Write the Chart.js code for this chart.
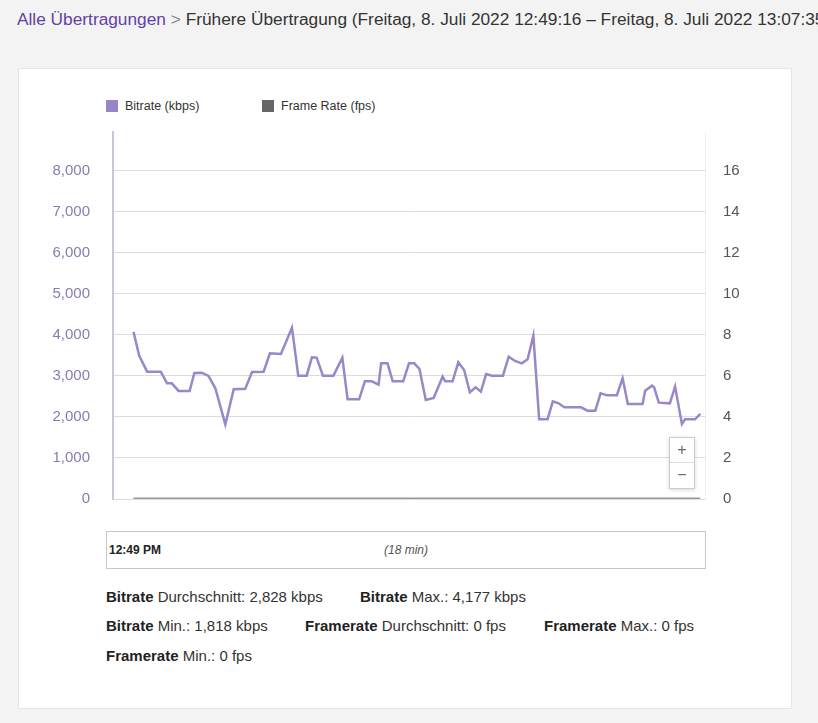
<!DOCTYPE html>
<html>
<head>
<meta charset="utf-8">
<script src="https://cdn.jsdelivr.net/npm/chart.js@4"></script>
<style>
  body { margin: 0; background: #f3f3f3; font-family: "Liberation Sans", Arial, sans-serif; width: 818px; height: 723px; overflow: hidden; position: relative; }
  .crumbs { position: absolute; left: 17px; top: 8px; width: 801px; white-space: nowrap; overflow: hidden; font-size: 17.3px; line-height: 22px; color: #333; }
  .crumbs a { color: #6441a5; text-decoration: none; }
  .crumbs .sep { color: #888; }
  .panel { position: absolute; left: 18px; top: 68px; width: 772px; height: 639px; background: #fff; border: 1px solid #e6e6e6; }
  .legend { position: absolute; top: 99px; font-size: 12.5px; color: #333; line-height: 14px; }
  .legend i { display: inline-block; width: 12px; height: 12px; vertical-align: -2px; margin-right: 7px; }
  #chartWrap { position: absolute; left: 40px; top: 123px; width: 720px; height: 385px; }
  .zoomctl { position: absolute; left: 669px; top: 437px; width: 24px; height: 50px; background: #fff; border: 1px solid #ccc; box-shadow: 0 1px 4px rgba(0,0,0,0.15); color: #666; font-size: 16px; text-align: center; }
  .zoomctl div { height: 24px; line-height: 24px; }
  .zoomctl div + div { border-top: 1px solid #ddd; }
  .range { position: absolute; left: 106px; top: 531px; width: 598px; height: 36px; border: 1px solid #c8c8c8; font-size: 12px; }
  .range b { position: absolute; left: 2px; top: 11px; color: #222; }
  .range em { position: absolute; left: 277px; top: 11px; color: #555; }
  .stat { position: absolute; font-size: 15px; color: #333; white-space: nowrap; line-height: 17px; }
  .stat b { color: #222; }
</style>
</head>
<body>
<div class="crumbs"><a>Alle Übertragungen</a> <span class="sep">&gt;</span> Frühere Übertragung (Freitag, 8. Juli 2022 12:49:16 – Freitag, 8. Juli 2022 13:07:35)</div>
<div class="panel"></div>
<div class="legend" style="left:106px"><i style="background:#9a85c8"></i>Bitrate (kbps)</div>
<div class="legend" style="left:262px"><i style="background:#666"></i>Frame Rate (fps)</div>
<div id="chartWrap"><canvas id="streamChart"></canvas></div>
<div class="zoomctl"><div>+</div><div>−</div></div>
<div class="range"><b>12:49 PM</b><em>(18 min)</em></div>
<div class="stat" style="left:106px;top:588px"><b>Bitrate</b> Durchschnitt: 2,828 kbps</div>
<div class="stat" style="left:360px;top:588px"><b>Bitrate</b> Max.: 4,177 kbps</div>
<div class="stat" style="left:106px;top:617px"><b>Bitrate</b> Min.: 1,818 kbps</div>
<div class="stat" style="left:305px;top:617px"><b>Framerate</b> Durchschnitt: 0 fps</div>
<div class="stat" style="left:544px;top:617px"><b>Framerate</b> Max.: 0 fps</div>
<div class="stat" style="left:106px;top:647px"><b>Framerate</b> Min.: 0 fps</div>

<script>
  // seconds since 12:49:16
  const sampleTimes = [0, 11, 26, 52, 64, 73, 86, 107, 116, 130, 143, 156, 175, 191, 213, 226, 248, 260, 281, 302,
    314, 330, 340, 349, 361, 381, 398, 408, 430, 441, 454, 467, 472, 484, 494, 514, 525, 535, 545, 557,
    572, 589, 594, 608, 619, 630, 641, 652, 662, 672, 683, 704, 715, 727, 740, 751, 762, 773, 789, 799,
    810, 821, 853, 865, 880, 890, 903, 921, 932, 942, 970, 975, 988, 992, 1001, 1022, 1032, 1045, 1051, 1070, 1080];
  const bitrateKbps = [4080, 3490, 3105, 3105, 2820, 2820, 2635, 2635, 3075, 3080, 3000, 2700, 1818, 2675, 2690, 3100, 3105, 3555, 3535, 4177,
    3008, 3008, 3455, 3447, 3008, 3008, 3447, 2431, 2431, 2870, 2870, 2790, 3309, 3309, 2870, 2870, 3309, 3309, 3171, 2415,
    2463, 2983, 2870, 2870, 3333, 3146, 2602, 2724, 2617, 3049, 3008, 3008, 3471, 3366, 3309, 3407, 3983, 1943, 1943, 2382,
    2333, 2236, 2236, 2154, 2154, 2577, 2528, 2528, 2943, 2317, 2317, 2642, 2764, 2724, 2349, 2333, 2740, 1830, 1943, 1943, 2073];
  const fpsTimes = [0, 1080];
  const fpsValues = [0, 0];
  const bitrateTicks = [0, 1000, 2000, 3000, 4000, 5000, 6000, 7000, 8000];
  const fpsTicks = [0, 2, 4, 6, 8, 10, 12, 14, 16];

  const tickFont = { family: 'Liberation Sans, Arial', size: 15 };

  const ctx = document.getElementById('streamChart').getContext('2d');
  const chart = new Chart(ctx, {
    type: 'line',
    data: {
      datasets: [{
        label: 'Frame Rate (fps)',
        data: fpsTimes.map((t, i) => ({ x: t, y: fpsValues[i] })),
        yAxisID: 'y1',
        borderColor: '#999',
        borderWidth: 3,
        pointRadius: 0,
        order: 0
      }, {
        label: 'Bitrate (kbps)',
        data: sampleTimes.map((t, i) => ({ x: t, y: bitrateKbps[i] })),
        yAxisID: 'y',
        borderColor: '#9a87c8',
        borderWidth: 2.5,
        pointRadius: 0,
        tension: 0,
        order: 1
      }]
    },
    options: {
      locale: 'en-US',
      responsive: true,
      maintainAspectRatio: false,
      animation: false,
      layout: { padding: 0 },
      plugins: { legend: { display: false }, tooltip: { enabled: false } },
      scales: {
        x: { type: 'linear', min: -39, max: 1089, display: false },
        y: {
          position: 'left',
          min: 0,
          max: 8950,
          afterBuildTicks: s => { s.ticks = bitrateTicks.map(v => ({ value: v })); },
          ticks: { padding: 0, color: '#8a7bb0', font: tickFont },
          grid: { color: '#dcdcdc', tickLength: 23, tickColor: 'transparent' },
          border: { color: '#cbc3e0', width: 2 },
          afterFit: s => { s.width = 73; }
        },
        y1: {
          position: 'right',
          min: 0,
          max: 17.9,
          afterBuildTicks: s => { s.ticks = fpsTicks.map(v => ({ value: v })); },
          ticks: { padding: 0, color: '#555', font: tickFont },
          grid: { drawOnChartArea: false, tickLength: 18, tickColor: 'transparent' },
          border: { color: '#eeeeee', width: 1 },
          afterFit: s => { s.width = 55; }
        }
      }
    }
  });
</script>
</body>
</html>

-*-*-

REQUIREMENT: Write out again every line above exactly as given; the pictures do not belong in the copy.

WRITTEN RESPONSE:
Write the Chart.js code for this chart.
<!DOCTYPE html>
<html>
<head>
<meta charset="utf-8">
<script src="https://cdn.jsdelivr.net/npm/chart.js@4"></script>
<style>
  body { margin: 0; background: #f3f3f3; font-family: "Liberation Sans", Arial, sans-serif; width: 818px; height: 723px; overflow: hidden; position: relative; }
  .crumbs { position: absolute; left: 17px; top: 8px; width: 801px; white-space: nowrap; overflow: hidden; font-size: 17.3px; line-height: 22px; color: #333; }
  .crumbs a { color: #6441a5; text-decoration: none; }
  .crumbs .sep { color: #888; }
  .panel { position: absolute; left: 18px; top: 68px; width: 772px; height: 639px; background: #fff; border: 1px solid #e6e6e6; }
  .legend { position: absolute; top: 99px; font-size: 12.5px; color: #333; line-height: 14px; }
  .legend i { display: inline-block; width: 12px; height: 12px; vertical-align: -2px; margin-right: 7px; }
  #chartWrap { position: absolute; left: 40px; top: 123px; width: 720px; height: 385px; }
  .zoomctl { position: absolute; left: 669px; top: 437px; width: 24px; height: 50px; background: #fff; border: 1px solid #ccc; box-shadow: 0 1px 4px rgba(0,0,0,0.15); color: #666; font-size: 16px; text-align: center; }
  .zoomctl div { height: 24px; line-height: 24px; }
  .zoomctl div + div { border-top: 1px solid #ddd; }
  .range { position: absolute; left: 106px; top: 531px; width: 598px; height: 36px; border: 1px solid #c8c8c8; font-size: 12px; }
  .range b { position: absolute; left: 2px; top: 11px; color: #222; }
  .range em { position: absolute; left: 277px; top: 11px; color: #555; }
  .stat { position: absolute; font-size: 15px; color: #333; white-space: nowrap; line-height: 17px; }
  .stat b { color: #222; }
</style>
</head>
<body>
<div class="crumbs"><a>Alle Übertragungen</a> <span class="sep">&gt;</span> Frühere Übertragung (Freitag, 8. Juli 2022 12:49:16 – Freitag, 8. Juli 2022 13:07:35)</div>
<div class="panel"></div>
<div class="legend" style="left:106px"><i style="background:#9a85c8"></i>Bitrate (kbps)</div>
<div class="legend" style="left:262px"><i style="background:#666"></i>Frame Rate (fps)</div>
<div id="chartWrap"><canvas id="streamChart"></canvas></div>
<div class="zoomctl"><div>+</div><div>−</div></div>
<div class="range"><b>12:49 PM</b><em>(18 min)</em></div>
<div class="stat" style="left:106px;top:588px"><b>Bitrate</b> Durchschnitt: 2,828 kbps</div>
<div class="stat" style="left:360px;top:588px"><b>Bitrate</b> Max.: 4,177 kbps</div>
<div class="stat" style="left:106px;top:617px"><b>Bitrate</b> Min.: 1,818 kbps</div>
<div class="stat" style="left:305px;top:617px"><b>Framerate</b> Durchschnitt: 0 fps</div>
<div class="stat" style="left:544px;top:617px"><b>Framerate</b> Max.: 0 fps</div>
<div class="stat" style="left:106px;top:647px"><b>Framerate</b> Min.: 0 fps</div>

<script>
  // seconds since 12:49:16
  const sampleTimes = [0, 11, 26, 52, 64, 73, 86, 107, 116, 130, 143, 156, 175, 191, 213, 226, 248, 260, 281, 302,
    314, 330, 340, 349, 361, 381, 398, 408, 430, 441, 454, 467, 472, 484, 494, 514, 525, 535, 545, 557,
    572, 589, 594, 608, 619, 630, 641, 652, 662, 672, 683, 704, 715, 727, 740, 751, 762, 773, 789, 799,
    810, 821, 853, 865, 880, 890, 903, 921, 932, 942, 970, 975, 988, 992, 1001, 1022, 1032, 1045, 1051, 1070, 1080];
  const bitrateKbps = [4080, 3490, 3105, 3105, 2820, 2820, 2635, 2635, 3075, 3080, 3000, 2700, 1818, 2675, 2690, 3100, 3105, 3555, 3535, 4177,
    3008, 3008, 3455, 3447, 3008, 3008, 3447, 2431, 2431, 2870, 2870, 2790, 3309, 3309, 2870, 2870, 3309, 3309, 3171, 2415,
    2463, 2983, 2870, 2870, 3333, 3146, 2602, 2724, 2617, 3049, 3008, 3008, 3471, 3366, 3309, 3407, 3983, 1943, 1943, 2382,
    2333, 2236, 2236, 2154, 2154, 2577, 2528, 2528, 2943, 2317, 2317, 2642, 2764, 2724, 2349, 2333, 2740, 1830, 1943, 1943, 2073];
  const fpsTimes = [0, 1080];
  const fpsValues = [0, 0];
  const bitrateTicks = [0, 1000, 2000, 3000, 4000, 5000, 6000, 7000, 8000];
  const fpsTicks = [0, 2, 4, 6, 8, 10, 12, 14, 16];

  const tickFont = { family: 'Liberation Sans, Arial', size: 15 };

  const ctx = document.getElementById('streamChart').getContext('2d');
  const chart = new Chart(ctx, {
    type: 'line',
    data: {
      datasets: [{
        label: 'Frame Rate (fps)',
        data: fpsTimes.map((t, i) => ({ x: t, y: fpsValues[i] })),
        yAxisID: 'y1',
        borderColor: '#999',
        borderWidth: 3,
        pointRadius: 0,
        order: 0
      }, {
        label: 'Bitrate (kbps)',
        data: sampleTimes.map((t, i) => ({ x: t, y: bitrateKbps[i] })),
        yAxisID: 'y',
        borderColor: '#9a87c8',
        borderWidth: 2.5,
        pointRadius: 0,
        tension: 0,
        order: 1
      }]
    },
    options: {
      locale: 'en-US',
      responsive: true,
      maintainAspectRatio: false,
      animation: false,
      layout: { padding: 0 },
      plugins: { legend: { display: false }, tooltip: { enabled: false } },
      scales: {
        x: { type: 'linear', min: -39, max: 1089, display: false },
        y: {
          position: 'left',
          min: 0,
          max: 8950,
          afterBuildTicks: s => { s.ticks = bitrateTicks.map(v => ({ value: v })); },
          ticks: { padding: 0, color: '#8a7bb0', font: tickFont },
          grid: { color: '#dcdcdc', tickLength: 23, tickColor: 'transparent' },
          border: { color: '#cbc3e0', width: 2 },
          afterFit: s => { s.width = 73; }
        },
        y1: {
          position: 'right',
          min: 0,
          max: 17.9,
          afterBuildTicks: s => { s.ticks = fpsTicks.map(v => ({ value: v })); },
          ticks: { padding: 0, color: '#555', font: tickFont },
          grid: { drawOnChartArea: false, tickLength: 18, tickColor: 'transparent' },
          border: { color: '#eeeeee', width: 1 },
          afterFit: s => { s.width = 55; }
        }
      }
    }
  });
</script>
</body>
</html>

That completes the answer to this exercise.